▸ Objective: Repeat the listing exactly as given, omitting every image.

#####

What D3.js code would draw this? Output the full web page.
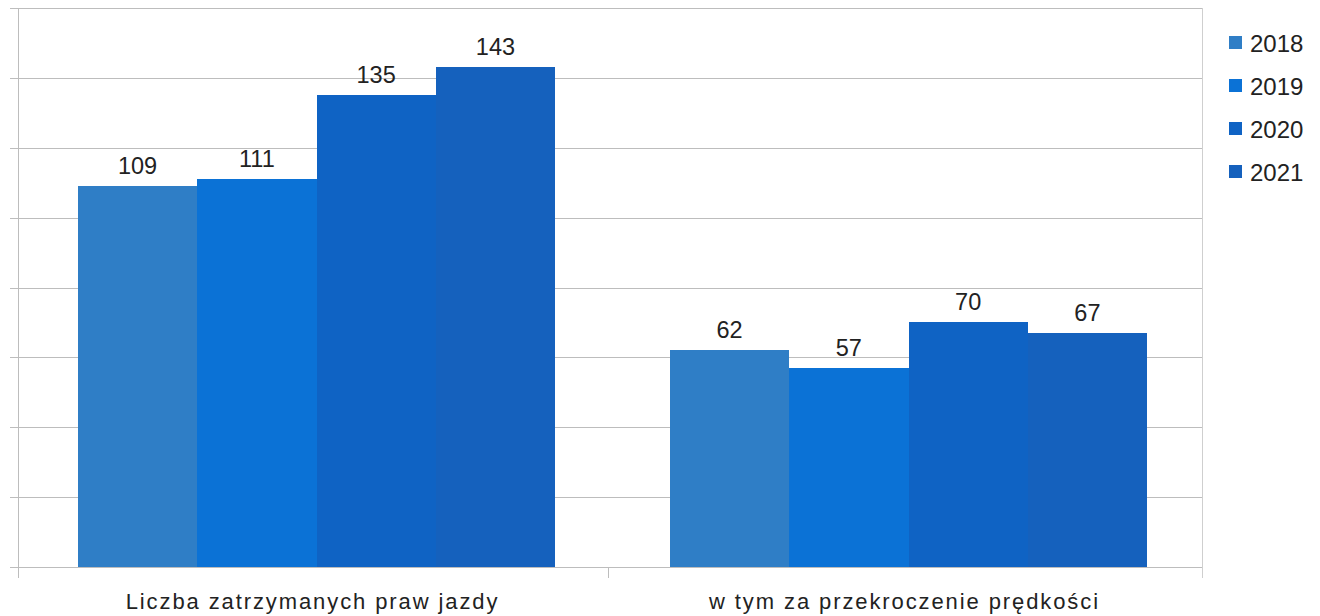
<!DOCTYPE html>
<html>
<head>
<meta charset="utf-8">
<script src="https://cdn.jsdelivr.net/npm/d3@7"></script>
<style>
html,body{margin:0;padding:0;background:#fff;}
svg{display:block;font-family:"Liberation Sans",Arial,sans-serif;}
</style>
</head>
<body>
<svg id="chart" width="1320" height="616"></svg>
<script>
const categories = ["Liczba zatrzymanych praw jazdy", "w tym za przekroczenie prędkości"];
const years = ["2018", "2019", "2020", "2021"];
const values2018 = [109, 62];
const values2019 = [111, 57];
const values2020 = [135, 70];
const values2021 = [143, 67];
const yTicks = [0, 20, 40, 60, 80, 100, 120, 140, 160];
const colors = ["#2f7ec6", "#0b72d6", "#0f63c4", "#1561bd"];

(function () {
const seriesValues = [values2018, values2019, values2020, values2021];
const data = categories.map((c, i) => ({
  category: c,
  values: years.map((y, j) => ({ year: y, value: seriesValues[j][i] }))
}));

const svg = d3.select("#chart");
const mLeft = 18, mRight = 1202, mTop = 8, mBottom = 567;

const x0 = d3.scaleBand().domain(categories).range([mLeft + 2.5, mRight + 2.5])
  .paddingInner(0.194).paddingOuter(0.097);
const x1 = d3.scaleBand().domain(years).range([0, x0.bandwidth()]).padding(0);
const y = d3.scaleLinear().domain([0, 160]).range([mBottom, mTop]);
const color = d3.scaleOrdinal().domain(years).range(colors);

// gridlines
svg.append("g").selectAll("line").data(yTicks).join("line")
  .attr("x1", mLeft - 8).attr("x2", mRight)
  .attr("y1", d => Math.round(y(d)) + 0.5).attr("y2", d => Math.round(y(d)) + 0.5)
  .attr("stroke", "#bdbdbd").attr("stroke-width", 1);

// left axis line
svg.append("line").attr("x1", mLeft + 0.5).attr("x2", mLeft + 0.5)
  .attr("y1", mTop).attr("y2", mBottom + 11)
  .attr("stroke", "#bdbdbd");
// right border
svg.append("line").attr("x1", mRight + 0.5).attr("x2", mRight + 0.5)
  .attr("y1", mTop).attr("y2", mBottom + 11)
  .attr("stroke", "#cfcfcf");
// middle category tick
const midX = Math.round((mLeft + mRight) / 2 - 2) + 0.5;
svg.append("line")
  .attr("x1", midX).attr("x2", midX)
  .attr("y1", mBottom).attr("y2", mBottom + 11)
  .attr("stroke", "#bdbdbd");

// bars
const groups = svg.append("g").selectAll("g").data(data).join("g");
groups.selectAll("rect").data(d => d.values.map(v => ({ ...v, cat: d.category }))).join("rect")
  .attr("x", d => Math.round(x0(d.cat) + x1(d.year)))
  .attr("width", d => Math.round(x0(d.cat) + x1(d.year) + x1.bandwidth()) - Math.round(x0(d.cat) + x1(d.year)))
  .attr("y", d => Math.round(y(d.value)))
  .attr("height", d => Math.round(y(0)) - Math.round(y(d.value)))
  .attr("fill", d => color(d.year))
  .attr("shape-rendering", "crispEdges");
groups.selectAll("text").data(d => d.values.map(v => ({ ...v, cat: d.category }))).join("text")
  .attr("x", d => x0(d.cat) + x1(d.year) + x1.bandwidth() / 2)
  .attr("y", d => y(d.value) - 12)
  .attr("text-anchor", "middle")
  .attr("font-size", 23.5)
  .attr("fill", "#222")
  .text(d => d.value);

// category labels
svg.append("g").selectAll("text").data(categories).join("text")
  .attr("x", d => x0(d) + x0.bandwidth() / 2 - 4)
  .attr("y", 609)
  .attr("text-anchor", "middle")
  .attr("font-size", 22)
  .attr("letter-spacing", "1.9px")
  .attr("fill", "#222")
  .text(d => d);

// legend
const lg = svg.append("g").selectAll("g").data(years).join("g")
  .attr("transform", (d, i) => `translate(1229,${43 + i * 43})`);
lg.append("rect").attr("x", 0).attr("y", -7).attr("width", 13).attr("height", 13)
  .attr("fill", d => color(d));
lg.append("text").attr("x", 21).attr("y", 8.5).attr("font-size", 24)
  .attr("fill", "#222").text(d => d);
})();
</script>
</body>
</html>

#####

▸ Exercise output:
What D3.js code would draw this? Output the full web page.
<!DOCTYPE html>
<html>
<head>
<meta charset="utf-8">
<script src="https://cdn.jsdelivr.net/npm/d3@7"></script>
<style>
html,body{margin:0;padding:0;background:#fff;}
svg{display:block;font-family:"Liberation Sans",Arial,sans-serif;}
</style>
</head>
<body>
<svg id="chart" width="1320" height="616"></svg>
<script>
const categories = ["Liczba zatrzymanych praw jazdy", "w tym za przekroczenie prędkości"];
const years = ["2018", "2019", "2020", "2021"];
const values2018 = [109, 62];
const values2019 = [111, 57];
const values2020 = [135, 70];
const values2021 = [143, 67];
const yTicks = [0, 20, 40, 60, 80, 100, 120, 140, 160];
const colors = ["#2f7ec6", "#0b72d6", "#0f63c4", "#1561bd"];

(function () {
const seriesValues = [values2018, values2019, values2020, values2021];
const data = categories.map((c, i) => ({
  category: c,
  values: years.map((y, j) => ({ year: y, value: seriesValues[j][i] }))
}));

const svg = d3.select("#chart");
const mLeft = 18, mRight = 1202, mTop = 8, mBottom = 567;

const x0 = d3.scaleBand().domain(categories).range([mLeft + 2.5, mRight + 2.5])
  .paddingInner(0.194).paddingOuter(0.097);
const x1 = d3.scaleBand().domain(years).range([0, x0.bandwidth()]).padding(0);
const y = d3.scaleLinear().domain([0, 160]).range([mBottom, mTop]);
const color = d3.scaleOrdinal().domain(years).range(colors);

// gridlines
svg.append("g").selectAll("line").data(yTicks).join("line")
  .attr("x1", mLeft - 8).attr("x2", mRight)
  .attr("y1", d => Math.round(y(d)) + 0.5).attr("y2", d => Math.round(y(d)) + 0.5)
  .attr("stroke", "#bdbdbd").attr("stroke-width", 1);

// left axis line
svg.append("line").attr("x1", mLeft + 0.5).attr("x2", mLeft + 0.5)
  .attr("y1", mTop).attr("y2", mBottom + 11)
  .attr("stroke", "#bdbdbd");
// right border
svg.append("line").attr("x1", mRight + 0.5).attr("x2", mRight + 0.5)
  .attr("y1", mTop).attr("y2", mBottom + 11)
  .attr("stroke", "#cfcfcf");
// middle category tick
const midX = Math.round((mLeft + mRight) / 2 - 2) + 0.5;
svg.append("line")
  .attr("x1", midX).attr("x2", midX)
  .attr("y1", mBottom).attr("y2", mBottom + 11)
  .attr("stroke", "#bdbdbd");

// bars
const groups = svg.append("g").selectAll("g").data(data).join("g");
groups.selectAll("rect").data(d => d.values.map(v => ({ ...v, cat: d.category }))).join("rect")
  .attr("x", d => Math.round(x0(d.cat) + x1(d.year)))
  .attr("width", d => Math.round(x0(d.cat) + x1(d.year) + x1.bandwidth()) - Math.round(x0(d.cat) + x1(d.year)))
  .attr("y", d => Math.round(y(d.value)))
  .attr("height", d => Math.round(y(0)) - Math.round(y(d.value)))
  .attr("fill", d => color(d.year))
  .attr("shape-rendering", "crispEdges");
groups.selectAll("text").data(d => d.values.map(v => ({ ...v, cat: d.category }))).join("text")
  .attr("x", d => x0(d.cat) + x1(d.year) + x1.bandwidth() / 2)
  .attr("y", d => y(d.value) - 12)
  .attr("text-anchor", "middle")
  .attr("font-size", 23.5)
  .attr("fill", "#222")
  .text(d => d.value);

// category labels
svg.append("g").selectAll("text").data(categories).join("text")
  .attr("x", d => x0(d) + x0.bandwidth() / 2 - 4)
  .attr("y", 609)
  .attr("text-anchor", "middle")
  .attr("font-size", 22)
  .attr("letter-spacing", "1.9px")
  .attr("fill", "#222")
  .text(d => d);

// legend
const lg = svg.append("g").selectAll("g").data(years).join("g")
  .attr("transform", (d, i) => `translate(1229,${43 + i * 43})`);
lg.append("rect").attr("x", 0).attr("y", -7).attr("width", 13).attr("height", 13)
  .attr("fill", d => color(d));
lg.append("text").attr("x", 21).attr("y", 8.5).attr("font-size", 24)
  .attr("fill", "#222").text(d => d);
})();
</script>
</body>
</html>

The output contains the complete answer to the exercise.